Веня – другое дело, все его эмоции мгновенно отражаются на его лице.

– Веня, ты можешь петь внутренним голосом, мысленно? – просит Груздев.

– Надоело! – стонет Веня. – На корабль хочу, в тропики! Загорать желаю!

– Ты большой оригинал, детка. – Я глажу Веню по голове. – Но не забывай, что избыток, ультрафиолетовых лучей губителен для организма. Ты зачахнешь, потеряешь аппетит, и вместо тебя домой прибудет твоя мумия.

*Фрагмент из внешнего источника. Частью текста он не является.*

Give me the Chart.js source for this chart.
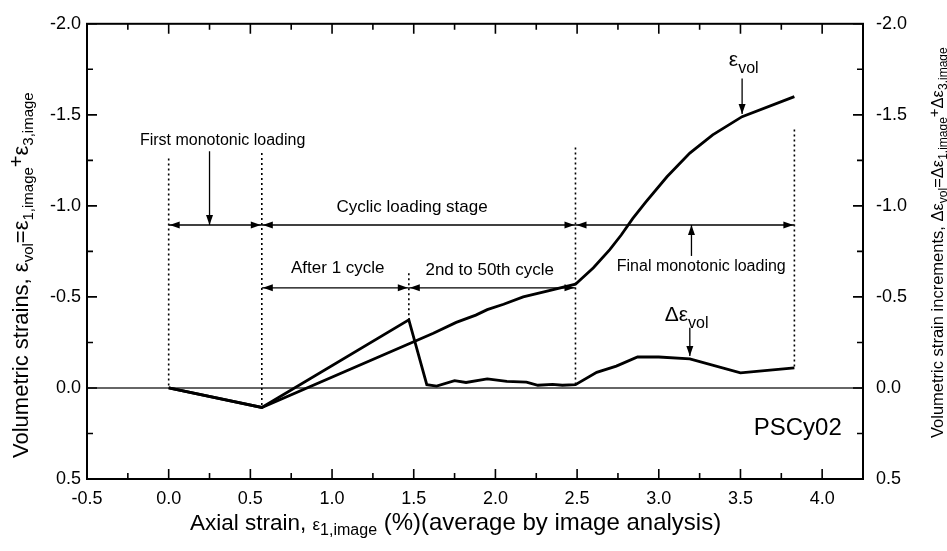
<!DOCTYPE html>
<html>
<head>
<meta charset="utf-8">
<script src="https://cdn.jsdelivr.net/npm/chart.js@4.4.1/dist/chart.umd.min.js"></script>
<style>
  html, body { margin: 0; padding: 0; background: #fff; }
  #wrap { width: 947px; height: 551px; }
</style>
</head>
<body>
<div id="wrap"><canvas id="chart" width="947" height="551"></canvas></div>
<script>
// axial strain (%) vs volumetric strain (%), negative = dilation (axis reversed)
const evolX = [0, 0.57, 1.62, 1.76, 1.88, 1.95, 2.05, 2.17, 2.31, 2.49, 2.60, 2.70, 2.77, 2.84, 2.92, 3.05, 3.19, 3.33, 3.51, 3.83];
const evolY = [0, 0.107, -0.30, -0.36, -0.40, -0.43, -0.46, -0.50, -0.53, -0.57, -0.66, -0.76, -0.84, -0.93, -1.02, -1.16, -1.29, -1.39, -1.49, -1.60];

const dvolX = [0, 0.57, 1.47, 1.58, 1.64, 1.75, 1.82, 1.95, 2.07, 2.19, 2.26, 2.35, 2.41, 2.49, 2.62, 2.74, 2.87, 3.00, 3.19, 3.50, 3.83];
const dvolY = [0, 0.107, -0.374, -0.018, -0.010, -0.040, -0.030, -0.050, -0.036, -0.032, -0.015, -0.020, -0.015, -0.018, -0.086, -0.120, -0.170, -0.170, -0.160, -0.083, -0.110];

const xTicks = [-0.5, 0.0, 0.5, 1.0, 1.5, 2.0, 2.5, 3.0, 3.5, 4.0];
const yTicks = [-2.0, -1.5, -1.0, -0.5, 0.0, 0.5];

// stage boundaries (axial strain) and the dotted markers
const stageX = [0, 0.57, 1.47, 2.49, 3.83];
const markerTop = [-1.26, -1.29, -0.63, -1.32, -1.42];
const markerBottom = [0, 0.107, -0.374, -0.018, -0.11];

const FONT = '"Liberation Sans", Arial, Helvetica, sans-serif';

function pts(xs, ys) {
  return xs.map((x, i) => ({ x: x, y: ys[i] }));
}

function arrowHead(ctx, x, y, dir) {
  // dir: where the tip points
  const L = 10, W = 3.5;
  ctx.beginPath();
  if (dir === 'l') { ctx.moveTo(x, y); ctx.lineTo(x + L, y - W); ctx.lineTo(x + L, y + W); }
  if (dir === 'r') { ctx.moveTo(x, y); ctx.lineTo(x - L, y - W); ctx.lineTo(x - L, y + W); }
  if (dir === 'u') { ctx.moveTo(x, y); ctx.lineTo(x - W, y + L); ctx.lineTo(x + W, y + L); }
  if (dir === 'd') { ctx.moveTo(x, y); ctx.lineTo(x - W, y - L); ctx.lineTo(x + W, y - L); }
  ctx.closePath();
  ctx.fill();
}

function hArrow(ctx, x1, x2, y) {
  ctx.beginPath();
  ctx.moveTo(x1, y); ctx.lineTo(x2, y); ctx.stroke();
  arrowHead(ctx, x1 + 1, y, 'l');
  arrowHead(ctx, x2 - 1, y, 'r');
}

function vArrow(ctx, x, y1, y2) {
  ctx.beginPath();
  ctx.moveTo(x, y1); ctx.lineTo(x, y2); ctx.stroke();
  arrowHead(ctx, x, y2, y2 > y1 ? 'd' : 'u');
}

function drawRich(ctx, parts, x, y, angle, align) {
  ctx.save();
  ctx.translate(x, y);
  ctx.rotate(angle);
  ctx.textAlign = 'left';
  ctx.textBaseline = 'alphabetic';
  let total = 0;
  parts.forEach(p => {
    ctx.font = p[1] + 'px ' + FONT;
    p.w = ctx.measureText(p[0]).width;
    total += p.w;
  });
  let cx = align === 'center' ? -total / 2 : (align === 'right' ? -total : 0);
  parts.forEach(p => {
    ctx.font = p[1] + 'px ' + FONT;
    ctx.fillText(p[0], cx, p[2] || 0);
    cx += p.w;
  });
  ctx.restore();
}

const leftTitle = [
  ['Volumetric strains, ', 22], ['\u03b5', 22], ['vol', 15, 5], ['=\u03b5', 22],
  ['1,image', 15, 5], ['+', 20, -5], ['\u03b5', 22], ['3,image', 15, 5]
];
const rightTitle = [
  ['Volumetric strain increments, ', 16.5], ['\u0394\u03b5', 16.5], ['vol', 12, 4], ['=\u0394\u03b5', 16.5],
  ['1,image', 12, 4], ['+', 15, -4], ['\u0394\u03b5', 16.5], ['3,image', 12, 4]
];
const xTitle = [
  ['Axial strain, ', 22.5], ['\u03b5', 17], ['1,image', 16, 5], [' (%)(average by image analysis)', 24]
];

const decor = {
  id: 'decor',
  beforeDatasetsDraw(chart) {
    const ctx = chart.ctx, a = chart.chartArea;
    const sx = chart.scales.x, sy = chart.scales.y;
    ctx.save();
    // zero line
    ctx.strokeStyle = '#333';
    ctx.lineWidth = 1.5;
    ctx.beginPath();
    ctx.moveTo(a.left, sy.getPixelForValue(0));
    ctx.lineTo(a.right, sy.getPixelForValue(0));
    ctx.stroke();
    // dotted stage markers
    ctx.strokeStyle = '#000';
    ctx.lineWidth = 1.6;
    ctx.setLineDash([2, 3]);
    stageX.forEach((v, i) => {
      const px = sx.getPixelForValue(v);
      ctx.beginPath();
      ctx.moveTo(px, sy.getPixelForValue(markerTop[i]));
      ctx.lineTo(px, sy.getPixelForValue(markerBottom[i]));
      ctx.stroke();
    });
    ctx.restore();
  },
  afterDatasetsDraw(chart) {
    const ctx = chart.ctx, a = chart.chartArea;
    const sx = chart.scales.x, sy = chart.scales.y;
    const X = v => sx.getPixelForValue(v), Y = v => sy.getPixelForValue(v);
    ctx.save();
    ctx.strokeStyle = '#000';
    ctx.fillStyle = '#000';
    ctx.lineWidth = 1.3;

    // stage arrows
    const yTop = Y(-0.895), yLow = Y(-0.55);
    hArrow(ctx, X(stageX[0]), X(stageX[1]), yTop);
    hArrow(ctx, X(stageX[1]), X(stageX[3]), yTop);
    hArrow(ctx, X(stageX[3]), X(stageX[4]), yTop);
    hArrow(ctx, X(stageX[1]), X(stageX[2]), yLow);
    hArrow(ctx, X(stageX[2]), X(stageX[3]), yLow);

    vArrow(ctx, X(0.25), Y(-1.30), yTop);
    vArrow(ctx, X(3.20), Y(-0.725), yTop);
    vArrow(ctx, X(3.51), Y(-1.70), Y(-1.505));
    vArrow(ctx, X(3.19), Y(-0.33), Y(-0.175));

    // stage labels
    ctx.textAlign = 'center';
    ctx.textBaseline = 'middle';
    ctx.font = '16px ' + FONT;
    ctx.fillText('First monotonic loading', X(0.33), Y(-1.36));
    ctx.fillText('Final monotonic loading', X(3.26), Y(-0.665));
    ctx.font = '17px ' + FONT;
    ctx.fillText('Cyclic loading stage', X(1.49), Y(-0.99));
    ctx.fillText('After 1 cycle', X(1.035), Y(-0.655));
    ctx.fillText('2nd to 50th cycle', X(1.965), Y(-0.645));
    ctx.font = '24px ' + FONT;
    ctx.textAlign = 'right';
    ctx.fillText('PSCy02', X(4.12), Y(0.22));

    drawRich(ctx, [['\u03b5', 21], ['vol', 16, 7]], X(3.52), Y(-1.77), 0, 'center');
    drawRich(ctx, [['\u0394\u03b5', 21], ['vol', 16, 7]], X(3.17), Y(-0.37), 0, 'center');

    // frame
    ctx.lineWidth = 2;
    ctx.strokeRect(a.left, a.top, a.right - a.left, a.bottom - a.top);

    // inward ticks, major + minor
    ctx.lineWidth = 1.6;
    ctx.beginPath();
    xTicks.forEach(v => {
      [[v, 10], [v + 0.25, 6]].forEach(t => {
        if (t[0] > sx.max) return;
        const px = X(t[0]);
        ctx.moveTo(px, a.bottom); ctx.lineTo(px, a.bottom - t[1]);
        ctx.moveTo(px, a.top); ctx.lineTo(px, a.top + t[1]);
      });
    });
    yTicks.forEach(v => {
      [[v, 10], [v + 0.25, 6]].forEach(t => {
        if (t[0] > sy.max) return;
        const py = Y(t[0]);
        ctx.moveTo(a.left, py); ctx.lineTo(a.left + t[1], py);
        ctx.moveTo(a.right, py); ctx.lineTo(a.right - t[1], py);
      });
    });
    ctx.stroke();

    // axis titles
    drawRich(ctx, leftTitle, 28, 458, -Math.PI / 2, 'left');
    drawRich(ctx, rightTitle, 943, 438, -Math.PI / 2, 'left');
    drawRich(ctx, xTitle, 190, 530, 0, 'left');
    ctx.restore();
  }
};

const tickFont = { family: FONT, size: 18 };
const fmt = v => Number(v).toFixed(1);

new Chart(document.getElementById('chart'), {
  type: 'scatter',
  data: {
    datasets: [
      { label: 'evol', data: pts(evolX, evolY) },
      { label: 'dvol', data: pts(dvolX, dvolY) }
    ]
  },
  options: {
    responsive: false,
    animation: false,
    devicePixelRatio: 1,
    showLine: true,
    layout: { padding: { top: 16, left: 0, right: 0, bottom: 0 } },
    elements: {
      point: { radius: 0 },
      line: { borderColor: '#000', borderWidth: 2.8, tension: 0 }
    },
    plugins: {
      legend: { display: false },
      tooltip: { enabled: false }
    },
    scales: {
      x: {
        type: 'linear',
        min: -0.5,
        max: 4.25,
        afterBuildTicks: s => { s.ticks = xTicks.map(v => ({ value: v })); },
        afterFit: s => { s.height = 72; },
        ticks: { font: tickFont, color: '#000', padding: 9, callback: fmt, maxRotation: 0 },
        grid: { display: false, drawTicks: false },
        border: { display: false }
      },
      y: {
        type: 'linear',
        position: 'left',
        reverse: true,
        min: -2.0,
        max: 0.5,
        afterBuildTicks: s => { s.ticks = yTicks.map(v => ({ value: v })); },
        afterFit: s => { s.width = 87; },
        ticks: { font: tickFont, color: '#000', padding: 6, callback: fmt },
        grid: { display: false, drawTicks: false },
        border: { display: false }
      },
      y2: {
        type: 'linear',
        position: 'right',
        reverse: true,
        min: -2.0,
        max: 0.5,
        afterBuildTicks: s => { s.ticks = yTicks.map(v => ({ value: v })); },
        afterFit: s => { s.width = 84; },
        ticks: { font: tickFont, color: '#000', padding: 13, callback: fmt },
        grid: { display: false, drawTicks: false },
        border: { display: false }
      }
    }
  },
  plugins: [decor]
});
</script>
</body>
</html>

– Ну и пусть! Лучше буду в музее под стеклом лежать, чем в пургу авралить и трижды проклятый снег пилить. Бра–атцы! Хочу быть мумией!

– Дай ему валерьянки, док, – предлагает Дугин. Из камбуза в белом халате и чепчике высовывается Валя Горемыкин.

– Кто здесь потерял аппетит? Ты, Веня?

– Это док считает, что над моим пищеварением нависла грозная опасность.

– Зря. С таким желудком, как у тебя, можно до ста лет жить на сухом пайке. Хочешь жареной картошки?

– Шеф! – Веня молитвенно протягивает руки. – Ты один меня понимаешь!

Горемыкин удовлетворенно хрюкает.

– Тогда марш на камбуз чистить картошку!

– Совести у тебя нет, шеф… Так и быть, после полдника.

Дверь радиорубки перекосилась, отчетливо слышна морзянка. Томилин играет в шахматы с Дугиным, но по тому, как он оставляет под боем коня, я догадываюсь, что мысли его там, в радиорубке. Он уже знает, о чем идет разговор. Если еще пойду зимовать, обязательно изучу азбуку Морзе.